Take every line where the string "this" appears and copy it.

## BEGIN SOURCE MATERIAL

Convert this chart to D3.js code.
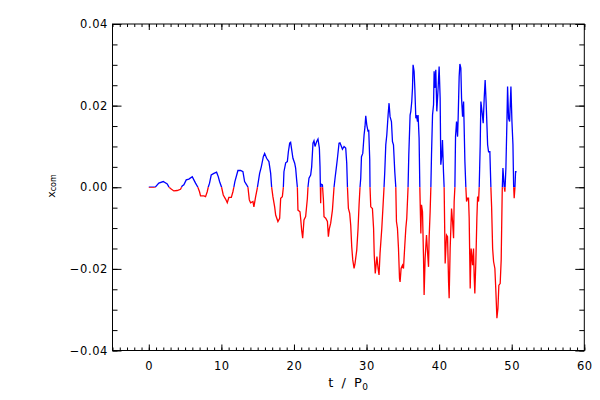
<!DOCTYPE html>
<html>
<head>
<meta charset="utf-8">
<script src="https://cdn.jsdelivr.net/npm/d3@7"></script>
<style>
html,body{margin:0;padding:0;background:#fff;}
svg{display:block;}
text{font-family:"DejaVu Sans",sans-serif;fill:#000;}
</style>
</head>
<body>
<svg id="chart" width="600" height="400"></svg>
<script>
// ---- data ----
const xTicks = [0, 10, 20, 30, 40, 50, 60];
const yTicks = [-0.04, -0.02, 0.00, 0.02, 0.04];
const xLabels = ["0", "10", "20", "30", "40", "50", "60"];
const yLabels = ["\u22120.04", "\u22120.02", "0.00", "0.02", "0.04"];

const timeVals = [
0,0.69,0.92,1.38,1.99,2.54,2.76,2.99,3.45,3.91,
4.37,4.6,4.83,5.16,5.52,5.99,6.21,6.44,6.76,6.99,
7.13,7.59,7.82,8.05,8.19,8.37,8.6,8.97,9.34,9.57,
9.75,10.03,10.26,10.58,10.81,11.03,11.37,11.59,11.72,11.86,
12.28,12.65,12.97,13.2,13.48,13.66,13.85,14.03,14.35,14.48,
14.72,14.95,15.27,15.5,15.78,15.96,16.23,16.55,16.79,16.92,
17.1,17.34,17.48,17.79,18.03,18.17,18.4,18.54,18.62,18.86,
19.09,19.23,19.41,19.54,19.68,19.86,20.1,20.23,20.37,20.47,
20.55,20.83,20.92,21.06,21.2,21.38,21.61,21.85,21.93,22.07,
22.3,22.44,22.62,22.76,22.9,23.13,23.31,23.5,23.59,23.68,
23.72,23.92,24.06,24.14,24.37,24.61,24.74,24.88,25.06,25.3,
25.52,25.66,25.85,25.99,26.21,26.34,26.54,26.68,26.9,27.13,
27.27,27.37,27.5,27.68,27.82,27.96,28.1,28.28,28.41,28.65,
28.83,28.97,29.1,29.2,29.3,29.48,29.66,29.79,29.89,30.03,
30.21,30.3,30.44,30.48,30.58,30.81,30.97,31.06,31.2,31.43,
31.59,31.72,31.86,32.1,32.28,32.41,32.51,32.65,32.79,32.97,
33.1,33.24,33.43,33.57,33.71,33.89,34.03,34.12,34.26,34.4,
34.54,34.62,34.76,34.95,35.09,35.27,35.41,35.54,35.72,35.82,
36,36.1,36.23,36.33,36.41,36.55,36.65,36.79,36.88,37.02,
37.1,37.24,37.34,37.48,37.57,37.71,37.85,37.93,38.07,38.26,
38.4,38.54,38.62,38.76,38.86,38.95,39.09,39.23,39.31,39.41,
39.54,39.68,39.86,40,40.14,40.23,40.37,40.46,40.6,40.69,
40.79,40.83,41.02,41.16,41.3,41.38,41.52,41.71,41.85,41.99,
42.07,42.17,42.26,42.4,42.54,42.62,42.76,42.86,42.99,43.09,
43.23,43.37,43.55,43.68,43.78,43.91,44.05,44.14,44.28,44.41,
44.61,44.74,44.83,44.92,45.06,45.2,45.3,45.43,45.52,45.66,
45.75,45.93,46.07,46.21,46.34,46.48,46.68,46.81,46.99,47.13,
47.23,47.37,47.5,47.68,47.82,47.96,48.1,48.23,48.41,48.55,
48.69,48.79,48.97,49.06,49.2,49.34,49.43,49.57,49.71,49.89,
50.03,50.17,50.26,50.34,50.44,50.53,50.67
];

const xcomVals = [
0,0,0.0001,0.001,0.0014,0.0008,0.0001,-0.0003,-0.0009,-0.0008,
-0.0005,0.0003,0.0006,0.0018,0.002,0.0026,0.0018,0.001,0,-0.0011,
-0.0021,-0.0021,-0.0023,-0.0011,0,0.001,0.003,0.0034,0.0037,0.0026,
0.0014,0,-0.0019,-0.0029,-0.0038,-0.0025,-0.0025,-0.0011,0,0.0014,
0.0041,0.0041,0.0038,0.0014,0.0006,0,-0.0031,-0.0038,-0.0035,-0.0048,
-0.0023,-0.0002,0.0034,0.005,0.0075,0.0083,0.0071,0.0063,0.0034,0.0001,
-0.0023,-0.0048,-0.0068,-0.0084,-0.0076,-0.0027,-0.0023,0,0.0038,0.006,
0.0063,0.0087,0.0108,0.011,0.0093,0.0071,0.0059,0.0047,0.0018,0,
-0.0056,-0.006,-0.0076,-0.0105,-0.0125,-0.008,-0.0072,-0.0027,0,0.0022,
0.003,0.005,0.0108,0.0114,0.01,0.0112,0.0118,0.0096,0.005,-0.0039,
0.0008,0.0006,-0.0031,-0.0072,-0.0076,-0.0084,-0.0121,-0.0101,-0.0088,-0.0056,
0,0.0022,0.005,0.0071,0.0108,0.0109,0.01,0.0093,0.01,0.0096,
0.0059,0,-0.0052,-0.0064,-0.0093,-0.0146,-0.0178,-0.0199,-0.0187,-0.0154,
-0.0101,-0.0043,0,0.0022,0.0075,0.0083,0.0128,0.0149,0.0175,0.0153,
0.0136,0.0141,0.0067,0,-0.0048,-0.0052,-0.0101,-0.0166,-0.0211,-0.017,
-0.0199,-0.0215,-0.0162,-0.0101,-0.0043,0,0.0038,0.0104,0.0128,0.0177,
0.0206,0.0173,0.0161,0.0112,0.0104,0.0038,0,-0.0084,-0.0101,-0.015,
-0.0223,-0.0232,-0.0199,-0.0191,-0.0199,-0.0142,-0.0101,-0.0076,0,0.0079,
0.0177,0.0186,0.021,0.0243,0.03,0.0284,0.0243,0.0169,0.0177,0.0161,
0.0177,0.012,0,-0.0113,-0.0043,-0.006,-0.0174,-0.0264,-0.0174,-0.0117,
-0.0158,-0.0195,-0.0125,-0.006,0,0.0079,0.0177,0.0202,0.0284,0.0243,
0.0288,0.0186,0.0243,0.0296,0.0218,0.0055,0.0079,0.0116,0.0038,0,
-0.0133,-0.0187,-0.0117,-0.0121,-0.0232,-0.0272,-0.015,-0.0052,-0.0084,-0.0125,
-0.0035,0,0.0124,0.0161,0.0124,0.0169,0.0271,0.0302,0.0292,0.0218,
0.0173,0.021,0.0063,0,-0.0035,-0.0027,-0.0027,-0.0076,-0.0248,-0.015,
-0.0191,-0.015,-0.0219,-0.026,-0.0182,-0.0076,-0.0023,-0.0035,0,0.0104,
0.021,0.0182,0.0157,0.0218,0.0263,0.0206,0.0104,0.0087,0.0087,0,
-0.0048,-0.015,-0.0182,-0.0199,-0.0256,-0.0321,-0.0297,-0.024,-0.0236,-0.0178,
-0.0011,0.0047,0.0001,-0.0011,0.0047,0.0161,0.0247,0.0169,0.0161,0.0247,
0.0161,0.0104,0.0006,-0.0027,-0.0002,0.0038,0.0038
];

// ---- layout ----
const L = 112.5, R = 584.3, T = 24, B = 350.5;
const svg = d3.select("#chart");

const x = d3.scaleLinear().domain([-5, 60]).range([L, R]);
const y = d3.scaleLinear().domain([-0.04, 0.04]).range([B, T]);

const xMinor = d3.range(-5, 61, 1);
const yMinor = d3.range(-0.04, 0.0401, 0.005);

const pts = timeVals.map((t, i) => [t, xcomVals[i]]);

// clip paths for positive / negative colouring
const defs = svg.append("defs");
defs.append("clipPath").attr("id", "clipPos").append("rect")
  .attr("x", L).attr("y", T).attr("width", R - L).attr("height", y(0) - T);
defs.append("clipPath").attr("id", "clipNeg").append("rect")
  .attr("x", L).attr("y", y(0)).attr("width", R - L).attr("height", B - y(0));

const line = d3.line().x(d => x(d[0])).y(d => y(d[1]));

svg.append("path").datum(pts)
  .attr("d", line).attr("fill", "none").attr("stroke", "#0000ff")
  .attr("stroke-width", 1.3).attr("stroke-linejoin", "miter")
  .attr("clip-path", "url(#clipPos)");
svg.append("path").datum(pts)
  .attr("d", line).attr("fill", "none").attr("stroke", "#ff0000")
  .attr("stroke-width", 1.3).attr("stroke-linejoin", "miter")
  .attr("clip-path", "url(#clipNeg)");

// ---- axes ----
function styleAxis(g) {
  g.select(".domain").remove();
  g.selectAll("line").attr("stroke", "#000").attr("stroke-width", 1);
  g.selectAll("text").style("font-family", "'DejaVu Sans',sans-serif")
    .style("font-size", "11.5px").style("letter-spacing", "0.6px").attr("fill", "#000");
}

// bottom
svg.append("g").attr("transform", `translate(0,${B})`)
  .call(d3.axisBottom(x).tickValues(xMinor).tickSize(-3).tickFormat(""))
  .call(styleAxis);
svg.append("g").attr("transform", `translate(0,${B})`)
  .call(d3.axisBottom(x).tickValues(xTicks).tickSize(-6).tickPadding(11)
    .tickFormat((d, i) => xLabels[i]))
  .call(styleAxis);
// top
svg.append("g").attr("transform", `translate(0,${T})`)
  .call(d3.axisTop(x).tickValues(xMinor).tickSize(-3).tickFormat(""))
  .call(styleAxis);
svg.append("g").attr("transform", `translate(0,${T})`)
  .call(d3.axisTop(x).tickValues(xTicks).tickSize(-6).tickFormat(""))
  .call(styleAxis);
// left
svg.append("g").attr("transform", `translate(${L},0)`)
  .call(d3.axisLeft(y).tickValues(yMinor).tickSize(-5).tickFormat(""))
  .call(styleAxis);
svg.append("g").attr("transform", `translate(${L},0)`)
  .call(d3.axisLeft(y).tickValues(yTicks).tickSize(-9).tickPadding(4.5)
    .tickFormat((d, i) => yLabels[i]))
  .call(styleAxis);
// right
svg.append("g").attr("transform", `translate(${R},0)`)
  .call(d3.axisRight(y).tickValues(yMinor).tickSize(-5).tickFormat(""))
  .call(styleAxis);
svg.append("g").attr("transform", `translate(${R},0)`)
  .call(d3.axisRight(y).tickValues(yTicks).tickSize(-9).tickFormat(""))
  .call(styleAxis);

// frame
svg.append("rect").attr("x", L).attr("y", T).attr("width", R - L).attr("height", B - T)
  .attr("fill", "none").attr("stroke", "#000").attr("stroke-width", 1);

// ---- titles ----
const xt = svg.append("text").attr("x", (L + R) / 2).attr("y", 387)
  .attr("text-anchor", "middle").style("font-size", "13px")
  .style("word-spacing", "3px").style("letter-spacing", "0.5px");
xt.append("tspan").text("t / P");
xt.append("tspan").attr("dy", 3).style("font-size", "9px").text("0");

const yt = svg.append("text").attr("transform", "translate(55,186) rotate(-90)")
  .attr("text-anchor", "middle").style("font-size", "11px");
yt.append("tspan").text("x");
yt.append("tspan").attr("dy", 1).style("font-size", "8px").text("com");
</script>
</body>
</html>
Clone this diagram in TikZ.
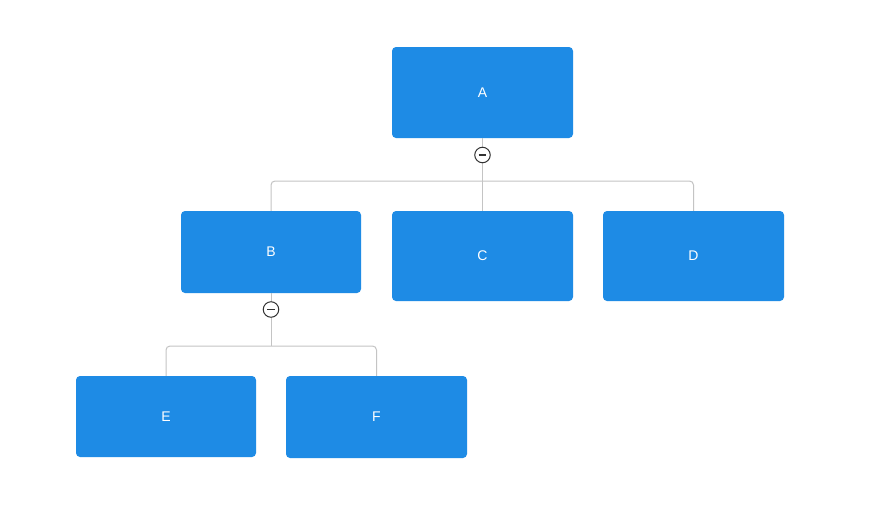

## END SOURCE MATERIAL

__COMPLETE OUTPUT__
Convert this chart to D3.js code.
Clone this diagram in TikZ.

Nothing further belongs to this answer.